From 84499acdea9f8a070b5bb2d1a399ead71fca07af Mon Sep 17 00:00:00 2001
From: Yandi <yandirzm@gmail.com>
Date: Sat, 21 Jan 2023 20:31:50 +0100
Subject: [PATCH] [Dev] Getting used to the dataset architecture

---
 dataloader.py | 56 ++++++++++++++++++++++++++++++++++++++++++++-------
 1 file changed, 49 insertions(+), 7 deletions(-)

diff --git a/dataloader.py b/dataloader.py
index 355a91d..d45ab4d 100644
--- a/dataloader.py
+++ b/dataloader.py
@@ -186,7 +186,7 @@ if __name__ == "__main__":
     logging.info("====> Test dataloader")
     use_cuda = torch.cuda.is_available()
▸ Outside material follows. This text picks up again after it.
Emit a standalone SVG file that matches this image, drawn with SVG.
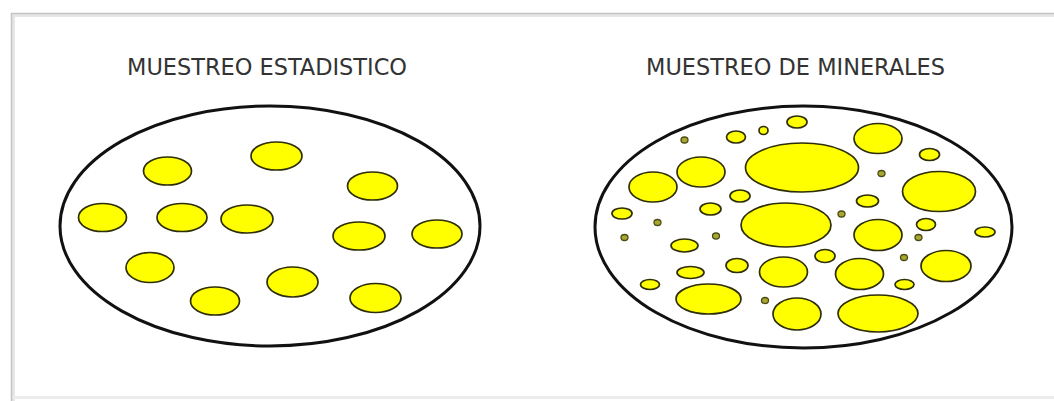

     trainpath = _DEFAULT_TRAIN_FILEPATH
-    num_days = 1  # Test with sequence of 1 day
+    num_days = 35  # Test with sequence of 1 day
     batch_size = 128
     num_workers = 7
     valid_ratio = 0.2
@@ -194,16 +194,58 @@ if __name__ == "__main__":
     max_num_samples = None
 
     train_loader, valid_loader = get_dataloaders(
-        trainpath,
-        num_days,
-        batch_size,
-        num_workers,
-        use_cuda,
-        valid_ratio,
+        filepath = trainpath,
+        num_days = num_days,
+        batch_size = batch_size,
+        num_workers = num_workers,
+        pin_memory = False,
+        valid_ratio = valid_ratio,
         overwrite_index=True,
         max_num_samples=max_num_samples,
     )
 
     it = iter(train_loader)
     X, Y = next(it)
+
+    def check_min(tensor, index):
+        """
+        For a tensor of shape (B, T, N) return the min value of N[index]
+        """
+        mini = 1e99
+        for batch in tensor:
+            for value_time in batch:
+                value = value_time[index].item()
+                if value < mini :
+                    mini = value
+        print(f"Min value for index {index} is ")
+        return mini
+
+    def check_max(tensor, index):
+        """
+        For a tensor of shape (B, T, N) return the max value of N[index]
+        """
+        maxi = -1e99
+        for batch in tensor:
+            for value_time in batch:
+                value = value_time[index].item()
+                if value > maxi :
+                    maxi = value
+        print(f"Max value for index {index} is ")
+        return maxi
+
+    def check_info(tensor, index):
+        print("="*30)
+        print(check_min(tensor, index))
+        print(check_max(tensor, index))
+        print("="*30)
+
+    check_info(X,0) #latitude
+    check_info(X,1) #longitude
+    check_info(X,2) #depth
+    check_info(X,3) #time
+
+    """
+    Size of X = (Batchsize, Number of days, Features (18) (lat, long, depth, time, features))
+    Size of Y = (Batchsize, Number of days)
+    """
     logging.info(f"Got a minibatch of size {X.shape} -> {Y.shape}")
\ No newline at end of file
-- 
GitLab